(Plotting code records)
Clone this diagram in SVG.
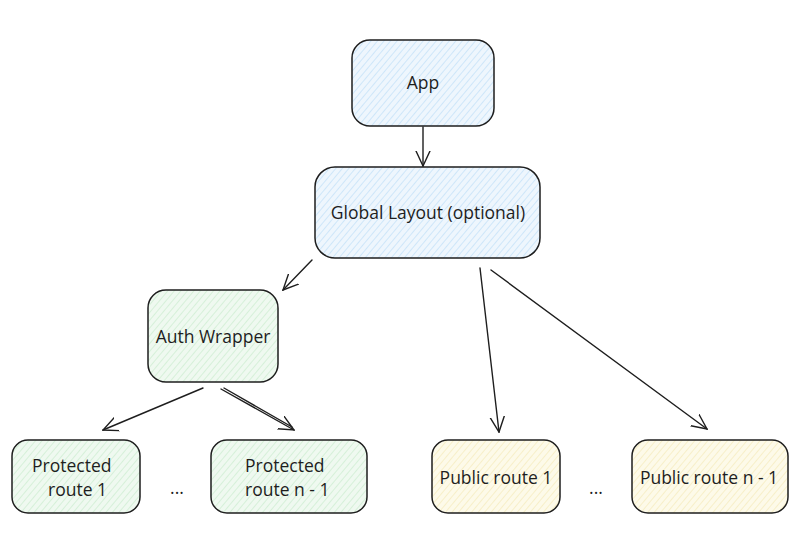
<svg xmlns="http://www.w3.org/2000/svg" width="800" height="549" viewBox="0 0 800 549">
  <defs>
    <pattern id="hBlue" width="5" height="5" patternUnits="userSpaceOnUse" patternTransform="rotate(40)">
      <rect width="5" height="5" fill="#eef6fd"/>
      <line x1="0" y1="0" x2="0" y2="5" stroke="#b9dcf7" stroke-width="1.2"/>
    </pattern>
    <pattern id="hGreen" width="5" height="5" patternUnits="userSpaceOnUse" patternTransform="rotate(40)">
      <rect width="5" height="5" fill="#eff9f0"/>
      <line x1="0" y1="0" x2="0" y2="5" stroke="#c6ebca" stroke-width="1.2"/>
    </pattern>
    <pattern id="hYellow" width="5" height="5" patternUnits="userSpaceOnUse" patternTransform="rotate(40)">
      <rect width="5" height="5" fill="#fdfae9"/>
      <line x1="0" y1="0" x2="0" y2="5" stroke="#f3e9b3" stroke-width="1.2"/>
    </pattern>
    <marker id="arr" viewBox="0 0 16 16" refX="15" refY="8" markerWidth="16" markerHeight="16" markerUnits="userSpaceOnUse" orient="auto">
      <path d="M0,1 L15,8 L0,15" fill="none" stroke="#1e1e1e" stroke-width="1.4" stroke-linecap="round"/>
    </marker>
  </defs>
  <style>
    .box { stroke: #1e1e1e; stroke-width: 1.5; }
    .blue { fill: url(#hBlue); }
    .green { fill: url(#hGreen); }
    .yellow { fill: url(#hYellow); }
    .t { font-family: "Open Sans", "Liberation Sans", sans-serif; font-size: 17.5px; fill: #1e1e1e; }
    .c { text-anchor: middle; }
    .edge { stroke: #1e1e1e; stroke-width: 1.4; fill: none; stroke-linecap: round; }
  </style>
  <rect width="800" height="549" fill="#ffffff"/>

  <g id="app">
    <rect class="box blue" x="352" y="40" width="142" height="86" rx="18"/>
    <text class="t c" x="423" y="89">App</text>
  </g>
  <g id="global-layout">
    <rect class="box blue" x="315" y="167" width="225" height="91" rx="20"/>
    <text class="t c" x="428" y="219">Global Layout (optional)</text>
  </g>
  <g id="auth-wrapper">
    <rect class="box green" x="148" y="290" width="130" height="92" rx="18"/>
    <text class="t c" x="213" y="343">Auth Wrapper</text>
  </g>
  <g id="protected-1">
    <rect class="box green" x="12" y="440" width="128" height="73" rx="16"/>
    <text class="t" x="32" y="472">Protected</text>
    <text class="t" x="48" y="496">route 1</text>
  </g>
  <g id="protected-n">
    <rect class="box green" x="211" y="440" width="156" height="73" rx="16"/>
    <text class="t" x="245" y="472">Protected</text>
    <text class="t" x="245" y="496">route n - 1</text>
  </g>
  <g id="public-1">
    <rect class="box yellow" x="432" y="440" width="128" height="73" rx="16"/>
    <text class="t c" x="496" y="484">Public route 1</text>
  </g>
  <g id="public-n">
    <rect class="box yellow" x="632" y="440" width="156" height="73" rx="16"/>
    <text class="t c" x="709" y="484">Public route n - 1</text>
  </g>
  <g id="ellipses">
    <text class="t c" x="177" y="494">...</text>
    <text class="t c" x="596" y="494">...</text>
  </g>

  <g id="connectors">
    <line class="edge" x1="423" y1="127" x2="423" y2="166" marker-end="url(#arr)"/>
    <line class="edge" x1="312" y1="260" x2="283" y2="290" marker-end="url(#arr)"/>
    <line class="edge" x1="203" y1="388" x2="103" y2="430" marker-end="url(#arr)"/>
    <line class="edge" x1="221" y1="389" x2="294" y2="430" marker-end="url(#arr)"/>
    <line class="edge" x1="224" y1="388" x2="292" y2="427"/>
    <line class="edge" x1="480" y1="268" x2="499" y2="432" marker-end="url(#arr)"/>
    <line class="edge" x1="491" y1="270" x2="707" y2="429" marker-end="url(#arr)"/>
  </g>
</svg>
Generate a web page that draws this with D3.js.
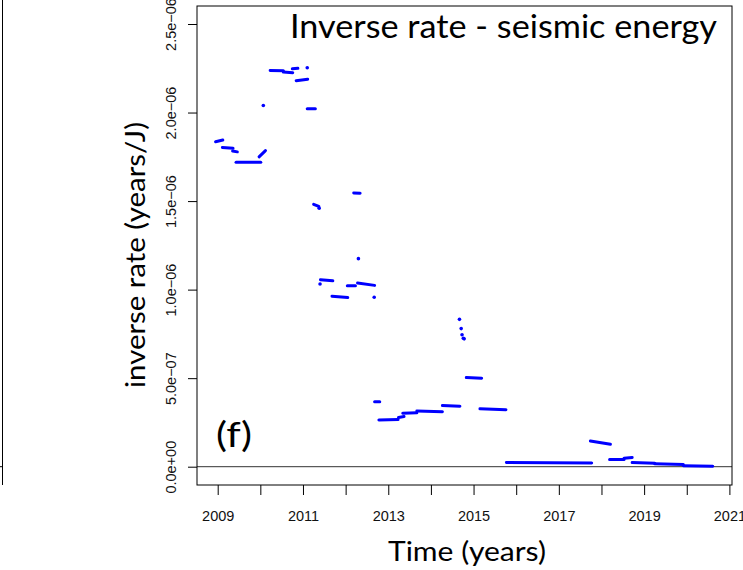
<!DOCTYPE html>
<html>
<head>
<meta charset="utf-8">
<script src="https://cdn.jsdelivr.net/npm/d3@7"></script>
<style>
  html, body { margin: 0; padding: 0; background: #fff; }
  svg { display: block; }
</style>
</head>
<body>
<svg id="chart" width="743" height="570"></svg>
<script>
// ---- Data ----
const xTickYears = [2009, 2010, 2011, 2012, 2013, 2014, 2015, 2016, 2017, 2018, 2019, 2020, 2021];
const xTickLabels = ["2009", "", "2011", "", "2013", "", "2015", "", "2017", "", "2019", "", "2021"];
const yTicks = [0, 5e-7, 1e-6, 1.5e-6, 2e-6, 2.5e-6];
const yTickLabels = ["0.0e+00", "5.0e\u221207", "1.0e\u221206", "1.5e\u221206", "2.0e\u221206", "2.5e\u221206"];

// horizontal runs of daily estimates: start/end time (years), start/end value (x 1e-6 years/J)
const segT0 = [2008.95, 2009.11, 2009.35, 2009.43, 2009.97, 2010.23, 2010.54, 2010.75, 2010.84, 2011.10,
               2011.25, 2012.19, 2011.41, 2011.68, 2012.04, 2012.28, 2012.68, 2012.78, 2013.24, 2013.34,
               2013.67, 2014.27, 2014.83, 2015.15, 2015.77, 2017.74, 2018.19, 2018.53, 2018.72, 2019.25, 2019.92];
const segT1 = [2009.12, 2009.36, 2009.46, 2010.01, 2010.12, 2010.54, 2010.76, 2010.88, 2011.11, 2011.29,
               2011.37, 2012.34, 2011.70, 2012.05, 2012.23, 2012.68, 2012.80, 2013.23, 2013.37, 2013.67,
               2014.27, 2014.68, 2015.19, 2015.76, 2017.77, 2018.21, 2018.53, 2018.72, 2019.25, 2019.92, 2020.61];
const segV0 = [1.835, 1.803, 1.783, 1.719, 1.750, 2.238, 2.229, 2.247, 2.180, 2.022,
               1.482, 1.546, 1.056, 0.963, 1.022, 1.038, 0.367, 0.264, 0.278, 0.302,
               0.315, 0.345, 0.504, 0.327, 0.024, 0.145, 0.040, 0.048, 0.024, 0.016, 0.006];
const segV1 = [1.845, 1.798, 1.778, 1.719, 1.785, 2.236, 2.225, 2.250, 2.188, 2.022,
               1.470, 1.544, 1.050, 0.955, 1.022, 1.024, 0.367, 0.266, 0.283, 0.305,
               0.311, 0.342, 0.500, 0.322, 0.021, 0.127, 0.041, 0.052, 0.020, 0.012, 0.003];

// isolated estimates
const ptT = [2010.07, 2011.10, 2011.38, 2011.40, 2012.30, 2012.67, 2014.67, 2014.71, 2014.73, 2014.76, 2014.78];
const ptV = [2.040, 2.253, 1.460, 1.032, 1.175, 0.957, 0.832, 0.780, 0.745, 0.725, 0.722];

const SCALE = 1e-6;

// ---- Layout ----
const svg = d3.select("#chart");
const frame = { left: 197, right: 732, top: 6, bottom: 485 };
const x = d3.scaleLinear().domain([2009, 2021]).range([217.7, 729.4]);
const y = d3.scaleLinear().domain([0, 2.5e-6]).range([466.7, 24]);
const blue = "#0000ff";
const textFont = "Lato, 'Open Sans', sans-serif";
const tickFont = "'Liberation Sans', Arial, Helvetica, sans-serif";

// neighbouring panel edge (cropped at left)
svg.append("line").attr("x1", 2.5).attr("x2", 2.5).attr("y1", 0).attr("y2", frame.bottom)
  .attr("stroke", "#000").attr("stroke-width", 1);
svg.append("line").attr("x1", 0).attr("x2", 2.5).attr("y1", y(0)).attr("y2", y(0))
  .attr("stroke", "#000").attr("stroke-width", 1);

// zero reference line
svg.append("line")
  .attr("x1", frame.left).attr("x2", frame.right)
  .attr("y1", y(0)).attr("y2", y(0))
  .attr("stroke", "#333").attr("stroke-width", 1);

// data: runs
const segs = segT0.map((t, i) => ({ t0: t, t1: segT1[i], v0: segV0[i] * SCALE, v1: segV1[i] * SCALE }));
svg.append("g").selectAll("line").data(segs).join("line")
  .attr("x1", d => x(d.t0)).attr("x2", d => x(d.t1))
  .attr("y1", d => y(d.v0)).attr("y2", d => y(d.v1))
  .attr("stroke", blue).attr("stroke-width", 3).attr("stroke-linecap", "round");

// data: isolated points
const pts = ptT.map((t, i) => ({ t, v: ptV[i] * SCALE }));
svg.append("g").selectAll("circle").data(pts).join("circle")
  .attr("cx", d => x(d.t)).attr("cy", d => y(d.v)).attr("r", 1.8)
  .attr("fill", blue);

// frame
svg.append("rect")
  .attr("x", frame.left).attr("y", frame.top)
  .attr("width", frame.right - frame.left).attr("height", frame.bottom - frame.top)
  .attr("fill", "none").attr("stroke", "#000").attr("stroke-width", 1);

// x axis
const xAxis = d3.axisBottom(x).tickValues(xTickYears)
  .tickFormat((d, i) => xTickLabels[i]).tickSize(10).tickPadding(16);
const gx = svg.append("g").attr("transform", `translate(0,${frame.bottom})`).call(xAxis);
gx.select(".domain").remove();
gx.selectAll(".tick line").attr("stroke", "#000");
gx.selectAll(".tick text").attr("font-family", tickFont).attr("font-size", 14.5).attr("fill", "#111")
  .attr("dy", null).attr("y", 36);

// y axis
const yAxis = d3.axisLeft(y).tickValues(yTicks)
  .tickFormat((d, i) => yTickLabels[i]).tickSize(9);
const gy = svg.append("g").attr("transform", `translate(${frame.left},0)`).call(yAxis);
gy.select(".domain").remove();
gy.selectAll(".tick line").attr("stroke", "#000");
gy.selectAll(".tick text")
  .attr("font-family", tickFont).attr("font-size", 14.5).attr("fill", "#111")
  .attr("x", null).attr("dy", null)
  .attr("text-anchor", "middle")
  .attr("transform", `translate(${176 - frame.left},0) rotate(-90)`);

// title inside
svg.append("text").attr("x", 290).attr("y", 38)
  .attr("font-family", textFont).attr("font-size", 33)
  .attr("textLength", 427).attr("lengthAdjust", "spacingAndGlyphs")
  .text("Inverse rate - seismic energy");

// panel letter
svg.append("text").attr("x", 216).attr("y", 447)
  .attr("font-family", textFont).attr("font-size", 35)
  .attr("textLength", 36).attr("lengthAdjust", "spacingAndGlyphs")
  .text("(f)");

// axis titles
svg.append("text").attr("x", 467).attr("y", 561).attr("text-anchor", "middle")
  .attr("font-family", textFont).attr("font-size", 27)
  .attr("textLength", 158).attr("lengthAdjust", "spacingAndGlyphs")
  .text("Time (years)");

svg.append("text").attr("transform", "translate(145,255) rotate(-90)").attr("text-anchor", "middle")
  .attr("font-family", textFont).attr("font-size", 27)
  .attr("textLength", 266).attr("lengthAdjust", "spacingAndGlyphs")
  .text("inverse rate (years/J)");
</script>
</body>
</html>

* * *

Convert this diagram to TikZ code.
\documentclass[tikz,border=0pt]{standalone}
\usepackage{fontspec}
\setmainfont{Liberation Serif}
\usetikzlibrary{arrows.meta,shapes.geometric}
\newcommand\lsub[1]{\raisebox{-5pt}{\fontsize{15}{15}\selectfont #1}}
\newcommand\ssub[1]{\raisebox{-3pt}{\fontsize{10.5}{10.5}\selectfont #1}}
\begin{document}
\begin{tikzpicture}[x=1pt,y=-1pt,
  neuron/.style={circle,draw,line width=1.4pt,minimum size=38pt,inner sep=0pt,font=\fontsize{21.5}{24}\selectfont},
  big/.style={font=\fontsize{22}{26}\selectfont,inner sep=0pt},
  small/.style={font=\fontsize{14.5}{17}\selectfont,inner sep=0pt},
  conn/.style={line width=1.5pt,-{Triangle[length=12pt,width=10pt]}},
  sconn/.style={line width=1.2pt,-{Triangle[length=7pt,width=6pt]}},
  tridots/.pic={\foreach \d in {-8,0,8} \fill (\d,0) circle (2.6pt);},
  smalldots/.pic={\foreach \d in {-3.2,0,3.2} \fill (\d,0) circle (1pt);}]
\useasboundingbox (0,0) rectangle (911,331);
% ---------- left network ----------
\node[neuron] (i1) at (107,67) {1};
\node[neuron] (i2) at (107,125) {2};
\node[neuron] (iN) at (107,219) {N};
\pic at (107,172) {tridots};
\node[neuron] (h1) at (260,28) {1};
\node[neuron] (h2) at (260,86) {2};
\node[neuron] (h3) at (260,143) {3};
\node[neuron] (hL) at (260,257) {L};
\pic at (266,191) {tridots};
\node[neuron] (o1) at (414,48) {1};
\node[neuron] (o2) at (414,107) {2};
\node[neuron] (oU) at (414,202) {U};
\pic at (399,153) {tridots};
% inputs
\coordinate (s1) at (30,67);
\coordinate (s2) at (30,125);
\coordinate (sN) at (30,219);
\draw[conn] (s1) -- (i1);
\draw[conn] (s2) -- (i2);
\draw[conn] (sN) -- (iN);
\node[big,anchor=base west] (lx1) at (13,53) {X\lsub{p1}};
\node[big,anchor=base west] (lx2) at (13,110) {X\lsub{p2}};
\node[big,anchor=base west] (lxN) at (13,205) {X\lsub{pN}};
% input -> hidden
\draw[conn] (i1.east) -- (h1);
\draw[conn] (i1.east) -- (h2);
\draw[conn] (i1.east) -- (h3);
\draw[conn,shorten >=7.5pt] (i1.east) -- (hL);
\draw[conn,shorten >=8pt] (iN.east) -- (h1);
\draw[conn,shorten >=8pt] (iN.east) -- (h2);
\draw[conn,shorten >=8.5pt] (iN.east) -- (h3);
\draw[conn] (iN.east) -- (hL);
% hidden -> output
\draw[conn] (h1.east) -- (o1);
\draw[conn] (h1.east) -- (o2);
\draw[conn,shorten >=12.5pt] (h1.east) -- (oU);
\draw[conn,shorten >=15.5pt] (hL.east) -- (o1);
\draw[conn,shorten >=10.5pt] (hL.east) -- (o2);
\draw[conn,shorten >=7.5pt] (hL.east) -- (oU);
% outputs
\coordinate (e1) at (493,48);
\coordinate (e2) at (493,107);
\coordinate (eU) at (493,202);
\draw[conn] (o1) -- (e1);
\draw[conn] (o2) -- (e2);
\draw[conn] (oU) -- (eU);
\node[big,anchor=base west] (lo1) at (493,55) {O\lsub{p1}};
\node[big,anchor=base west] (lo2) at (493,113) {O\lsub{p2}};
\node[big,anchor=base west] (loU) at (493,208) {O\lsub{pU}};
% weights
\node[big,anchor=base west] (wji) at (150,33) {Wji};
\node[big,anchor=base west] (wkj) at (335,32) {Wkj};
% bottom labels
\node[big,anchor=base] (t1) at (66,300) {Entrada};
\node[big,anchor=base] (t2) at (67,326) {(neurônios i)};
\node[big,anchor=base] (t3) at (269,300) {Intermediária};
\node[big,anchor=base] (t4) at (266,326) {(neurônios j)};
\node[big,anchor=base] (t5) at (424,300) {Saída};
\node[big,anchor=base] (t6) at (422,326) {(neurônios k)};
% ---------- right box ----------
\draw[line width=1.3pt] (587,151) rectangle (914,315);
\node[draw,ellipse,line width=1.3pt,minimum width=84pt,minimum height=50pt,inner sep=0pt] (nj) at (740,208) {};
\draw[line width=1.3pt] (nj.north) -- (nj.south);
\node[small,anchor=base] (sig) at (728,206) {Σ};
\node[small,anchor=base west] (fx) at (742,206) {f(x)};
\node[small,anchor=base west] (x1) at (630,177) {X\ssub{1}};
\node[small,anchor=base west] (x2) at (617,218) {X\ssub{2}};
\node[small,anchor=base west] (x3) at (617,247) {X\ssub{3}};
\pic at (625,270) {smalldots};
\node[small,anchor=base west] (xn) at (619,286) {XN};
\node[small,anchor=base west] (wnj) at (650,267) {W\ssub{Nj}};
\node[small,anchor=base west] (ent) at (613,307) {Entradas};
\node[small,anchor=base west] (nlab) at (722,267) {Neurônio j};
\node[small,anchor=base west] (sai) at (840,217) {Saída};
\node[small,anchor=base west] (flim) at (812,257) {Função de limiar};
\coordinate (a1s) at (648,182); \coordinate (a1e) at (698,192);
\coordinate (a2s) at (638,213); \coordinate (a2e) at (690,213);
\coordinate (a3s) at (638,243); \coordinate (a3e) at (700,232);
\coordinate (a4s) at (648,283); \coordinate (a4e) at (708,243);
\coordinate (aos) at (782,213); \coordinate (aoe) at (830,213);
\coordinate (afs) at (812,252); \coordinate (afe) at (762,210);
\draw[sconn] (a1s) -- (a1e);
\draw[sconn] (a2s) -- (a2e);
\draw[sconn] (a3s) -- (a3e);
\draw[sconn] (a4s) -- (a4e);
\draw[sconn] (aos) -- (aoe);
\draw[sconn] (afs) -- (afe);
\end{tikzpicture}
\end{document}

**What this task involves:** Take every line from the records above that has the word "diagram" and copy it.

**Exercise response:**
Clone this diagram in SVG.
Convert this diagram to TikZ code.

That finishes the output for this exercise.